• [Description of the task]: Take the lines of the data below from the very first through the line containing "ELLIPSE_ANGLE = 123.6" and output them exactly, pictures excluded.

• [Supplied data]:
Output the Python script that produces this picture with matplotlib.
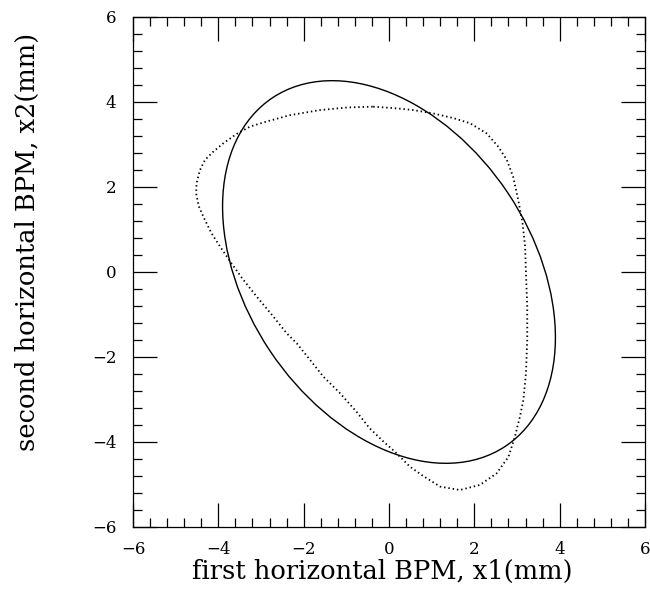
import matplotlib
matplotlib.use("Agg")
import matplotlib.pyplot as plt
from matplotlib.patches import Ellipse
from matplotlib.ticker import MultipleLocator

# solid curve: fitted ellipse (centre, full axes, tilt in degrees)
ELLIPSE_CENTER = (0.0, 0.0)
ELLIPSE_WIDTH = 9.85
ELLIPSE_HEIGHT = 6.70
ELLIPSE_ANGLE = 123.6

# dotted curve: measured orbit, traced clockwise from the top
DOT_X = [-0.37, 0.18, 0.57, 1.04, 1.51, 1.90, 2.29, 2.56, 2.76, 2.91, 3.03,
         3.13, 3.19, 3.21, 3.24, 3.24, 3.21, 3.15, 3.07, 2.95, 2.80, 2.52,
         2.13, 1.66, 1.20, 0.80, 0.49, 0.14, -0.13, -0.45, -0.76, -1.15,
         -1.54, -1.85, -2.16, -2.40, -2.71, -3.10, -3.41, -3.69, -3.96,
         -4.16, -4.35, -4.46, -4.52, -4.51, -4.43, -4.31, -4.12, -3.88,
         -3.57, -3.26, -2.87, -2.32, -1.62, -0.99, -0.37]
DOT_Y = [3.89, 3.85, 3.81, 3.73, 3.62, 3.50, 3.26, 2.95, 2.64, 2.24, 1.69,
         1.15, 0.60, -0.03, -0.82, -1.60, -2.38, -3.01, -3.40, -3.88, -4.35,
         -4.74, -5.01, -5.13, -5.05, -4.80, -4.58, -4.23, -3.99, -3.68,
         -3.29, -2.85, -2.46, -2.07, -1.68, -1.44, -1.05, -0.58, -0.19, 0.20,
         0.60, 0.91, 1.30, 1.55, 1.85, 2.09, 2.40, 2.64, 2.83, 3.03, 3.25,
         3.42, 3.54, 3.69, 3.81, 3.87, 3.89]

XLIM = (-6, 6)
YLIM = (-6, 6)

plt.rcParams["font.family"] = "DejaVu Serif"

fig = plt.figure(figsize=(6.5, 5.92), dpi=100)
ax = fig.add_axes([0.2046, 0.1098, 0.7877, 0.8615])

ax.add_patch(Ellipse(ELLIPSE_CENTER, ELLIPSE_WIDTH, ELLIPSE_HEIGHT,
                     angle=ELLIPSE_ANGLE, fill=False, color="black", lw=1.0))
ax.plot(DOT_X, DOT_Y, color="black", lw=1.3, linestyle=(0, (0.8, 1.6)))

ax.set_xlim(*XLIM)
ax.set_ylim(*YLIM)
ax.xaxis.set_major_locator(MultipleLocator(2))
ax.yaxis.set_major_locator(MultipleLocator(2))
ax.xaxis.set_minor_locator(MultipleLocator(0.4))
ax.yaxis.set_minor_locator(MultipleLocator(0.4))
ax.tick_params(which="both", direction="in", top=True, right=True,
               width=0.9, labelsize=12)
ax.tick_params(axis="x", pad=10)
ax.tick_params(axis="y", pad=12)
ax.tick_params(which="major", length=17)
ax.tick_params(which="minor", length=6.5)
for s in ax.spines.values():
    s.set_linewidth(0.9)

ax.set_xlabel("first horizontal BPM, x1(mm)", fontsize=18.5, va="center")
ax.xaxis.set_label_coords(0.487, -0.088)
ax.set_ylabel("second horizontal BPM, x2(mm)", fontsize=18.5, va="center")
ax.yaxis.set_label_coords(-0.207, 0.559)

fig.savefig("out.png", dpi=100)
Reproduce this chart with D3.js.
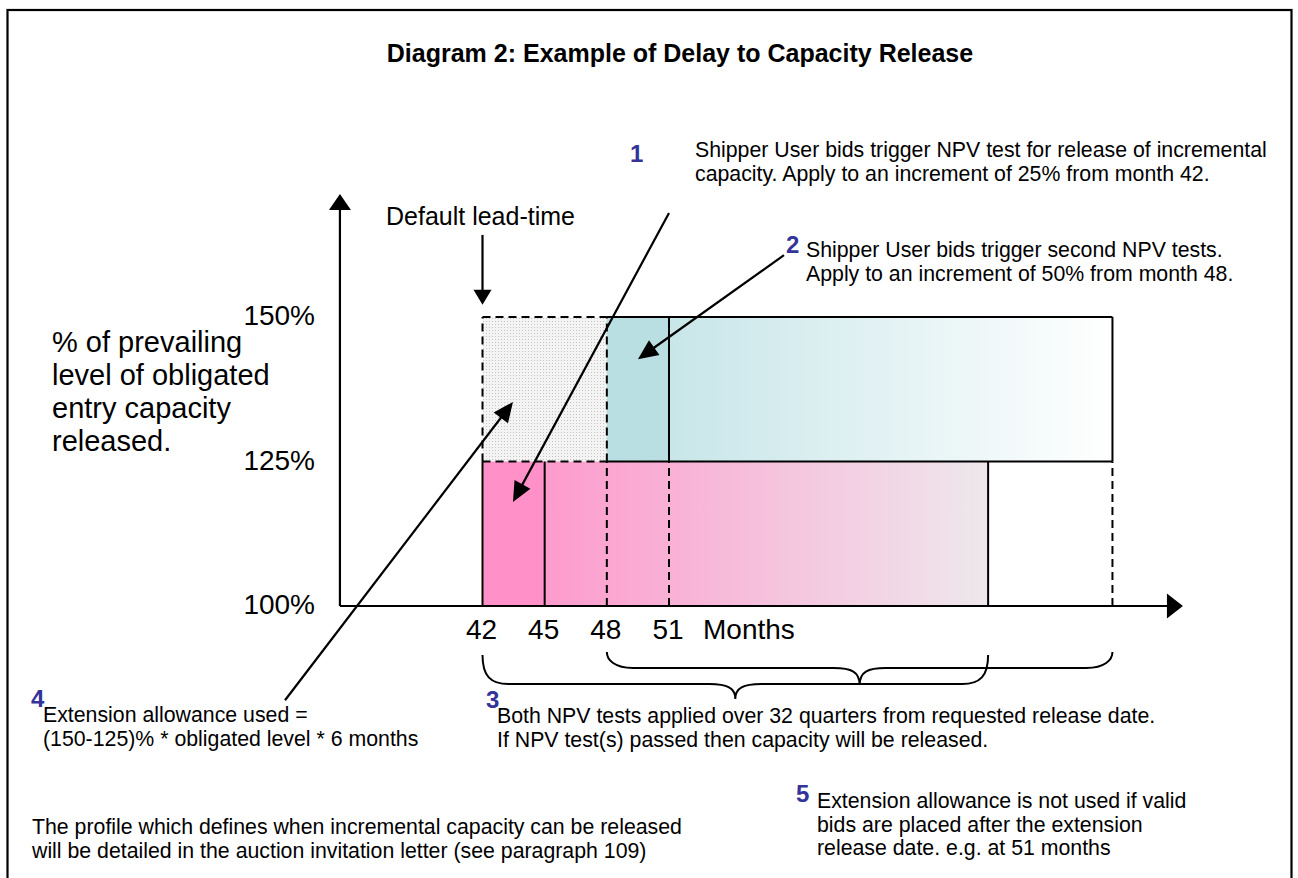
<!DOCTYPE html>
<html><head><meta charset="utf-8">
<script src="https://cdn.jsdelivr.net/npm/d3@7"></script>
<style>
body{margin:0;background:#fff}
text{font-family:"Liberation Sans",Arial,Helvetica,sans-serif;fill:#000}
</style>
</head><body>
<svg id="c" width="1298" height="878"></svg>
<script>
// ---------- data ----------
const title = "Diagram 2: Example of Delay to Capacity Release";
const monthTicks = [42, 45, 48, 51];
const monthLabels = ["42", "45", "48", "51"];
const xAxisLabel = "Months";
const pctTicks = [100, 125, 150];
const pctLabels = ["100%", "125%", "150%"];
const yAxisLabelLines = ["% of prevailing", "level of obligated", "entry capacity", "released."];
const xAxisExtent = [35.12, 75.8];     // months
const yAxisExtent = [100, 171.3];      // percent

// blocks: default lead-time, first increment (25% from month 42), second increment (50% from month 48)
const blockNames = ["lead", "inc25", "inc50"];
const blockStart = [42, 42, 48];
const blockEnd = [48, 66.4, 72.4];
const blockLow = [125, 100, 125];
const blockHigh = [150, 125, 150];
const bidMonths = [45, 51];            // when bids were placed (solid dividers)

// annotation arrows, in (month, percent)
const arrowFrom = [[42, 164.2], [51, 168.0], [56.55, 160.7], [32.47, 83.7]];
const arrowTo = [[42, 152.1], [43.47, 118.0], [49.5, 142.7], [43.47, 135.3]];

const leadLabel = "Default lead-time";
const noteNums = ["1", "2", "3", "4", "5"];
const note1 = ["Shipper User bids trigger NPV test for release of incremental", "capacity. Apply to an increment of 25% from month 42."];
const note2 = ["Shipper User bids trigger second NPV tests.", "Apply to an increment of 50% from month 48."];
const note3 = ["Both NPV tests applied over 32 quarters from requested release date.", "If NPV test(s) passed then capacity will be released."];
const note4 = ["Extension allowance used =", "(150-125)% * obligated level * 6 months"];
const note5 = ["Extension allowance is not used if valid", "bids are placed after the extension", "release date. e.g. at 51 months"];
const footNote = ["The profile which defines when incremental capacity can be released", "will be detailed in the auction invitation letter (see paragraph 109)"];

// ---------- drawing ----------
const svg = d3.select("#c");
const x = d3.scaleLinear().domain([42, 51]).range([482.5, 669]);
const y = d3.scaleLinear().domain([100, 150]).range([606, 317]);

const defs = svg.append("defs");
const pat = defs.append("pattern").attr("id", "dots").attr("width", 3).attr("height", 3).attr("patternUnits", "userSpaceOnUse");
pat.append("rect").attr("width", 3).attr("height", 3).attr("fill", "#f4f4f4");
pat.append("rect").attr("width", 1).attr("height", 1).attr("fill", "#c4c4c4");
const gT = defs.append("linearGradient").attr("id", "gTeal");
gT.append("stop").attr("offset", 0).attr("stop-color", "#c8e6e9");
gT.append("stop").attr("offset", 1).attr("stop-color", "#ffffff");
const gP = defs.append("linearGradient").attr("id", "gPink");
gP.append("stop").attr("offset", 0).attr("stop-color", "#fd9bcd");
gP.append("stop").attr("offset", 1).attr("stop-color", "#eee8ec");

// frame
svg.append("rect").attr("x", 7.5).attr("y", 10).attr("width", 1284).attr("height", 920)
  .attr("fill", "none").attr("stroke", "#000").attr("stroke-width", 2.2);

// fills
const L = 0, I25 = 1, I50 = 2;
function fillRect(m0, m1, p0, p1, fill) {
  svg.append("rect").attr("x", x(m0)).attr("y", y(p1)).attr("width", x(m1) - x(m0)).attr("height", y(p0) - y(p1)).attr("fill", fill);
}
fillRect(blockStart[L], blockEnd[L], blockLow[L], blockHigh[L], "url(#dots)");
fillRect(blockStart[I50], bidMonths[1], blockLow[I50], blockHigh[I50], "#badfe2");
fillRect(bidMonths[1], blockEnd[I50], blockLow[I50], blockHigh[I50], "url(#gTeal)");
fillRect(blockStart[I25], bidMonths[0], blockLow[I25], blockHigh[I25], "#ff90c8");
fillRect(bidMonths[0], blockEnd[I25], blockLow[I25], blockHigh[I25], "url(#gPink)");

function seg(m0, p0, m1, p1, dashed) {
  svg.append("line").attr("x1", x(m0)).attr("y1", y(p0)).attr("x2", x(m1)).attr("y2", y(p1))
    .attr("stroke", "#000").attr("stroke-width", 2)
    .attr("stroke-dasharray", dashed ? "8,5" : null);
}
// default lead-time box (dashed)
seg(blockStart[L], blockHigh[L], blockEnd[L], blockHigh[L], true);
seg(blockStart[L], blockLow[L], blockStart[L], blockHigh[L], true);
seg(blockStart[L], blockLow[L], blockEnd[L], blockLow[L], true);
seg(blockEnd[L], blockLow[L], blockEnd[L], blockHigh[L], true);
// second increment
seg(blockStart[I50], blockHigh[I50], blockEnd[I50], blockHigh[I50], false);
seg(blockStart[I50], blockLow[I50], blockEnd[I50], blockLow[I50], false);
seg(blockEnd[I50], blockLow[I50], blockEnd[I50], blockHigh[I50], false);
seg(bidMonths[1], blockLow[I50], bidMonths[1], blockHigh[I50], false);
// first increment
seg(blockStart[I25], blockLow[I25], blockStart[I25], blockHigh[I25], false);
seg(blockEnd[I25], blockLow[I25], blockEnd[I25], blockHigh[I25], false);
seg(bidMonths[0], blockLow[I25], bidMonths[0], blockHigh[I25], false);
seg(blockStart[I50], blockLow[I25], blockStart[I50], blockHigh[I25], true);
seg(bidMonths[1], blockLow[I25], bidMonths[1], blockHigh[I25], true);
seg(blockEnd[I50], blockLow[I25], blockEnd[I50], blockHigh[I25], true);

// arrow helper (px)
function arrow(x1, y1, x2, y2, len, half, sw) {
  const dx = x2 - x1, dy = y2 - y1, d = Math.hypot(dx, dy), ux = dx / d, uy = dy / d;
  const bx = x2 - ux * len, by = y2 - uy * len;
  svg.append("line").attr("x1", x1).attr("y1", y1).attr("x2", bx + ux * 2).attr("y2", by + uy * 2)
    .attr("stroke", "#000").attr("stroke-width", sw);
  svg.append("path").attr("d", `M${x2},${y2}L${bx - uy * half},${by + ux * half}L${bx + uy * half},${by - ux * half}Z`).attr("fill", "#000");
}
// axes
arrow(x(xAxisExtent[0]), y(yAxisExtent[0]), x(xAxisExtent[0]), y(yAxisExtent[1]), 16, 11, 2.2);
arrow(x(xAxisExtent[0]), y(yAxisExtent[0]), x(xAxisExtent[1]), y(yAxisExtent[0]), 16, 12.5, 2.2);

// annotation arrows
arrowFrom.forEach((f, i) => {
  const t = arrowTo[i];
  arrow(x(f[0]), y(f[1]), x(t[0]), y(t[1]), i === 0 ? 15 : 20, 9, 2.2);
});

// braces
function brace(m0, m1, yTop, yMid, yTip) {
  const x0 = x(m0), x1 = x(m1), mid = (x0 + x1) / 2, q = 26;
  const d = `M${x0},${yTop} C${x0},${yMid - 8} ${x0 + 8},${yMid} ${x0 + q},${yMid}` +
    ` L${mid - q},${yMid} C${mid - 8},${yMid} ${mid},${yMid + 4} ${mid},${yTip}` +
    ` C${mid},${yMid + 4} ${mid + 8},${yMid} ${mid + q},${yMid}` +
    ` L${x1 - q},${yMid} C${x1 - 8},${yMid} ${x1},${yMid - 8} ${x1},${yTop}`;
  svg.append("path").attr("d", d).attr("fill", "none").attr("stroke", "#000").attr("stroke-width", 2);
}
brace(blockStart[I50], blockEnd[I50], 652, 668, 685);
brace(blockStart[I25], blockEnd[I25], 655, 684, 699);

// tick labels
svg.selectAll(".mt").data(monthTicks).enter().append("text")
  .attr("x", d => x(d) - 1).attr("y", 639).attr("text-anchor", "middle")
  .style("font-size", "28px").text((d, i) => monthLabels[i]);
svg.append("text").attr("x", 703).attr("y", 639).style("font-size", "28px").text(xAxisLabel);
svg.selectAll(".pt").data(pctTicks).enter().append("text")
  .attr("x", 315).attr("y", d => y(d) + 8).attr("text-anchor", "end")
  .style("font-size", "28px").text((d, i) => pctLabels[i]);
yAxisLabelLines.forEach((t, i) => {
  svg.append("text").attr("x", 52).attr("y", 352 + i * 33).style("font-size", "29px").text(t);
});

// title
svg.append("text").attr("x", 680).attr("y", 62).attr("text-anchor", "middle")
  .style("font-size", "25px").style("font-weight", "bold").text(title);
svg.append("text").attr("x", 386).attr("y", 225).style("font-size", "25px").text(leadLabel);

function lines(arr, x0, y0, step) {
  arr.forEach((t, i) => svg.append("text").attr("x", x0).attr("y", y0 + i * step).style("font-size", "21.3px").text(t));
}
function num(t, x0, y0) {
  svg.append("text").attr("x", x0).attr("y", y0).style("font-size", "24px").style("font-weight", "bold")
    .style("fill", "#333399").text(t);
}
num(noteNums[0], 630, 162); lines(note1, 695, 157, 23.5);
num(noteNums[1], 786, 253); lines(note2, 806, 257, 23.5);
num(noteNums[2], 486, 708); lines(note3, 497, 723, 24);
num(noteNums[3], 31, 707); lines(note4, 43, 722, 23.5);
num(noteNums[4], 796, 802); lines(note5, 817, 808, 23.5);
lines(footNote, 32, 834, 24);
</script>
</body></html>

• [Completed exercise]:
Output the Python script that produces this picture with matplotlib.
import matplotlib
matplotlib.use("Agg")
import matplotlib.pyplot as plt
from matplotlib.patches import Ellipse
from matplotlib.ticker import MultipleLocator

# solid curve: fitted ellipse (centre, full axes, tilt in degrees)
ELLIPSE_CENTER = (0.0, 0.0)
ELLIPSE_WIDTH = 9.85
ELLIPSE_HEIGHT = 6.70
ELLIPSE_ANGLE = 123.6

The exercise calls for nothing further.